Makes me sort of sad though. Don't know about others, but in case of Bengali, the Wikipedia movement is trying to create more contents in Bengali, but one thing is, people who can afford a computer+internet, already know workable English (because they are privileged to go to school and have electricity), so they don't feel the need to have Bengali contents. And people who actually need it in Bengali cannot afford computers. When our higher level textbooks/exams are also in English, when it comes to search for academic documents, it makes more sense to search in English. We cannot deny the fact that the lingua franca of modern day academic publication/ research is English. 

Although I wonder how the chart will look like if they only consider social/creative content (like blog-posts, Facebook posts). The standard Unicode for Bengali font started around 2001, before that people had to write Bengali using Roman script.

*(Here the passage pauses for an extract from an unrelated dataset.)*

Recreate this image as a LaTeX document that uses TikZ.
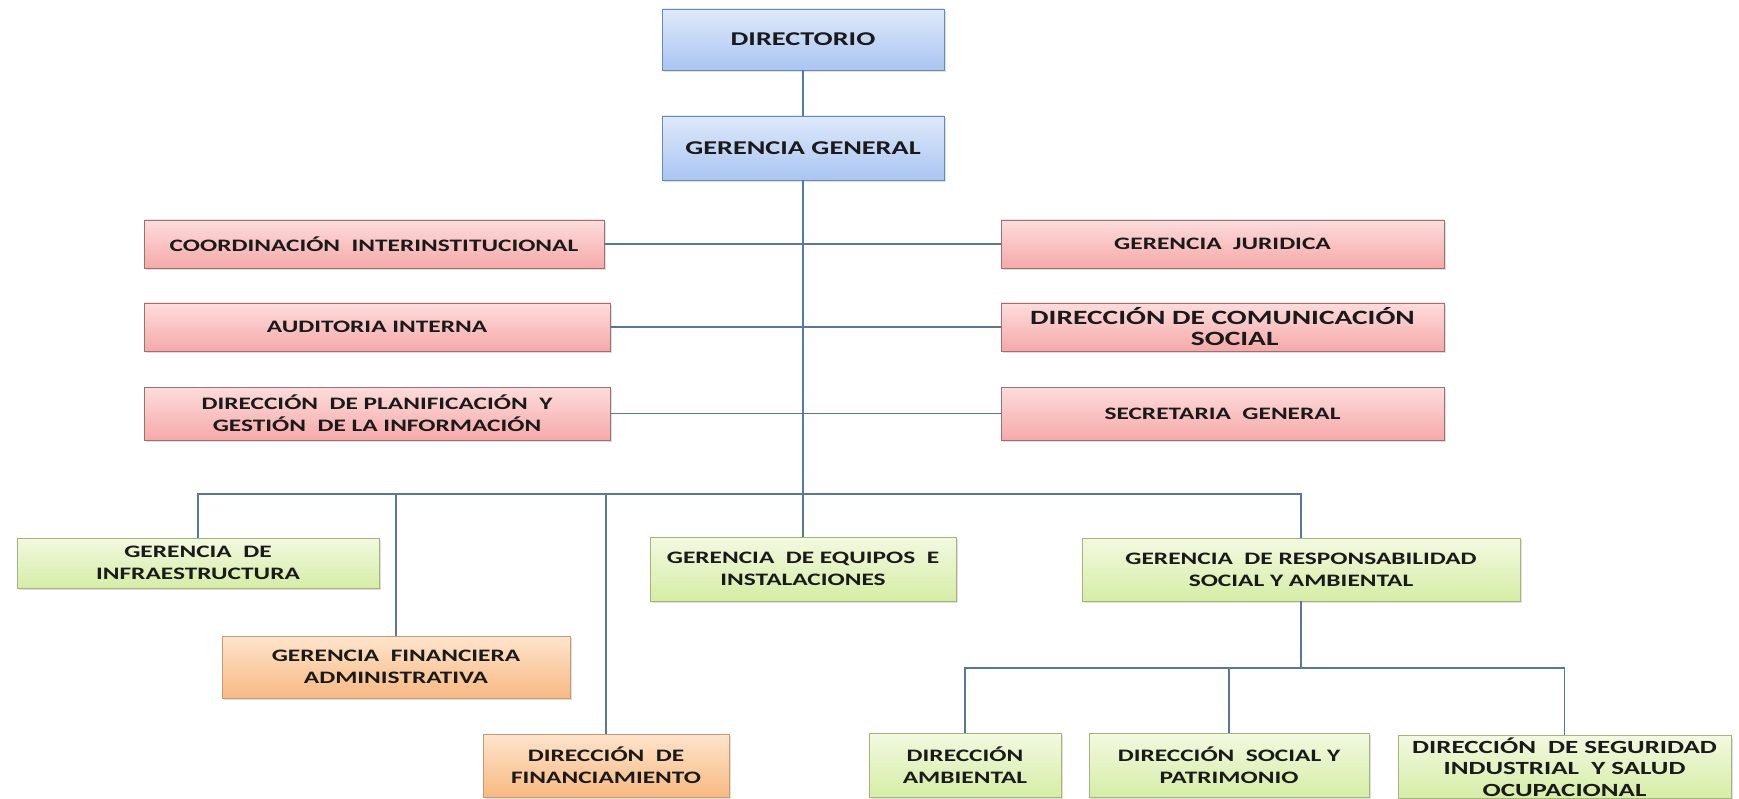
\documentclass[tikz,border=0pt]{standalone}
\usepackage{fontspec}
\setmainfont{Carlito}[FakeStretch=1.45]
\usetikzlibrary{shadows}

\definecolor{bluetop}{HTML}{DFE9FB}
\definecolor{bluebot}{HTML}{A9C5F1}
\definecolor{blueline}{HTML}{6A88B8}
\definecolor{redtop}{HTML}{FDDCDC}
\definecolor{redbot}{HTML}{F6A9A9}
\definecolor{redline}{HTML}{9A7070}
\definecolor{greentop}{HTML}{F2F9E0}
\definecolor{greenbot}{HTML}{D6EDA6}
\definecolor{greenline}{HTML}{A3B57A}
\definecolor{orangetop}{HTML}{FEE4CC}
\definecolor{orangebot}{HTML}{F8B982}
\definecolor{orangeline}{HTML}{C49A78}
\definecolor{wire}{HTML}{5A7893}
\definecolor{trunkblue}{HTML}{5479B2}
\definecolor{ink}{HTML}{1A1A1A}

\begin{document}
\begin{tikzpicture}[x=1pt,
            y=-1pt,
            unit/.style={draw, rectangle, align=center, inner sep=2pt, text=ink,
                font=\bfseries\fontsize{17.5}{22}\selectfont,
                drop shadow={opacity=0.25, shadow xshift=1.5pt, shadow yshift=-2pt}},
            board/.style={unit, top color=bluetop, bottom color=bluebot, draw=blueline,
                font=\bfseries\fontsize{19.5}{23}\selectfont},
            staff/.style={unit, top color=redtop, bottom color=redbot, draw=redline},
            line/.style={unit, top color=greentop, bottom color=greenbot, draw=greenline},
            money/.style={unit, top color=orangetop, bottom color=orangebot, draw=orangeline},
            link/.style={draw=wire, line width=1.4pt},
            trunk/.style={draw=trunkblue, line width=2.5pt},
            elbow/.style={to path={|- (\tikztotarget)}}]

        \useasboundingbox (0,0) rectangle (1739,799);

        % top
        \node[board, minimum width=282pt, minimum height=61pt] (dir) at (803,39.5) {DIRECTORIO};
        \node[board, minimum width=282pt, minimum height=64pt] (gg)  at (803,148)  {GERENCIA GENERAL};

        % staff units
        \node[staff, minimum width=460pt, minimum height=48pt] (coord) at (374,244)    {COORDINACIÓN \ INTERINSTITUCIONAL};
        \node[staff, minimum width=443pt, minimum height=48pt] (jur)   at (1222.5,244) {GERENCIA \ JURIDICA};
        \node[staff, minimum width=466pt, minimum height=48pt] (aud)   at (377,327)    {AUDITORIA INTERNA};
        \node[staff, minimum width=443pt, minimum height=48pt, font=\bfseries\fontsize{20.3}{21}\selectfont] (com) at (1222.5,327) {DIRECCIÓN DE COMUNICACIÓN\\\hspace*{1.2em}SOCIAL};
        \node[staff, minimum width=466pt, minimum height=53pt] (plan)  at (377,413.5)  {DIRECCIÓN \ DE PLANIFICACIÓN \ Y\\GESTIÓN \ DE LA INFORMACIÓN};
        \node[staff, minimum width=443pt, minimum height=53pt] (sec)   at (1222.5,413.5) {SECRETARIA \ GENERAL};

        % line units
        \node[line,  minimum width=362pt, minimum height=50pt] (infra) at (198,563)   {GERENCIA \ DE\\INFRAESTRUCTURA};
        \node[line,  minimum width=306pt, minimum height=64pt] (equip) at (803,569)   {GERENCIA \ DE EQUIPOS \ E\\INSTALACIONES};
        \node[line,  minimum width=438pt, minimum height=63pt] (resp)  at (1301,569.5) {GERENCIA \ DE RESPONSABILIDAD\\SOCIAL Y AMBIENTAL};
        \node[money, minimum width=348pt, minimum height=62pt] (fin)   at (396,667)   {GERENCIA \ FINANCIERA\\ADMINISTRATIVA};
        \node[money, minimum width=246pt, minimum height=63pt] (finan) at (606,765.5) {DIRECCIÓN \ DE\\FINANCIAMIENTO};

        % under responsabilidad
        \node[line,  minimum width=192pt, minimum height=64pt] (amb)   at (965,765)   {DIRECCIÓN\\AMBIENTAL};
        \node[line,  minimum width=280pt, minimum height=64pt] (soc)   at (1229,765)  {DIRECCIÓN \ SOCIAL Y\\PATRIMONIO};
        \node[line,  minimum width=333pt, minimum height=63pt, inner sep=0pt,
              font=\bfseries\fontsize{18.6}{21.5}\selectfont] (seg) at (1564.5,767) {DIRECCIÓN \ DE SEGURIDAD\\INDUSTRIAL \ Y SALUD\\OCUPACIONAL};

        \coordinate (bus) at (803,494);
        \coordinate (sub) at (1301,668);

        \path[link] (coord) edge (jur)
                    (aud)   edge (com)
                    (plan)  edge (sec);

        \path[link] (infra) edge[elbow] (bus)
                    (fin)   edge[elbow] (bus)
                    (finan) edge[elbow] (bus)
                    (equip) edge        (bus)
                    (resp)  edge[elbow] (bus)
                    (resp)  edge        (sub)
                    (amb)   edge[elbow] (sub)
                    (soc)   edge[elbow] (sub)
                    (seg)   edge[elbow] (sub);

        \path[trunk] (dir) edge (gg)
                     (gg)  edge (bus);

    \end{tikzpicture}
\end{document}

Phonetic keyboard made it lot more easier than before so we can easily type in Bengali without using a Bengali keyboard layout. It is easier than before, but still not as easy as typing in English. 



Bengali speaking-area.
 soource Wikipedia:
http://en.wikipedia.org/wiki/Bengali_language
Most Bengali content I came across over the internet are: 
       Text: newspaper articles, blogs, social media status update, text books.
       Video: Bengali songs, movie, or TV drama(Youtube), video lectures (Shikkhok.com). 
       Audio: Music sites sharing mp3s.


The blog posts and news paper articles are written in Bengali scripts, but the Facebook posts or Tweets are not always written using Bengali scripts, most people use the Roman scripts and transliterate Bengali into Roman alphabet, probably due to the Roman Keyboard and the lack of ease to use Bangla writing softwares. First of all, we don't need to install any software to use Roman alphabet, and people who seldom writes in Bangla, might not be interested to use such softwares. 

Another reason is familiarity: we do not have Bangla writing options in cell phones (at least in most cases), so people are already used to text in Bangla using Roman alphabet, and they do the same when they update status in Facebook. 

Moreover, there is no plugin that lets me write Bangla in-place when I update my status in Facebook/ Twitter. I have to type it somewhere else and then copy-paste the text in the status update text-area. 

Also, a big issue is to reach the appropriate audience. Almost everyone understands English ... OK, almost everyone using the internet understands English. So am I loosing some audience when I am writing in my native language? Or may be I can gain more Bangali audience by writing in Bangla. 

Now I come back to the original point, the privileged people may not care about more Bangla content, and the people who need Bangla content the most are living on the edge, so we cannot make a business model depending on that population. Then who are the consumers? If there is some e-commerce website in Bangla how will it compete against the English ones? Or do we even need such websites in Bangla? I am not aware of the current situation of mobile apps in Bangladesh, so I cannot actually tell whether the fishermen or farmers are actually using mobile internet to sell their products or not. But if that scheme turns out to be cost-effective for them, then that's a huge area to develop Bangla mobile apps.

Still, I am optimistic about the use of Bangla in internet. Now we have a full fledged search engine Pipilika (the ant): http://pipilika.com/  where we can search for Bangla contents.  We learn the best when we learn in our mother-tongue, so definitely there is need to have more Bangla contents that will help us learn. And no matter what, we think in our own language, so when it comes to share our creativity, we would prefer our own language. When I see how the Bangla blogosphere is emerging (to the point where government considers to censor it), I feel good about the future of creative contents in Bangla on internet. I mean, aren't we the people who love to write poems and fictions!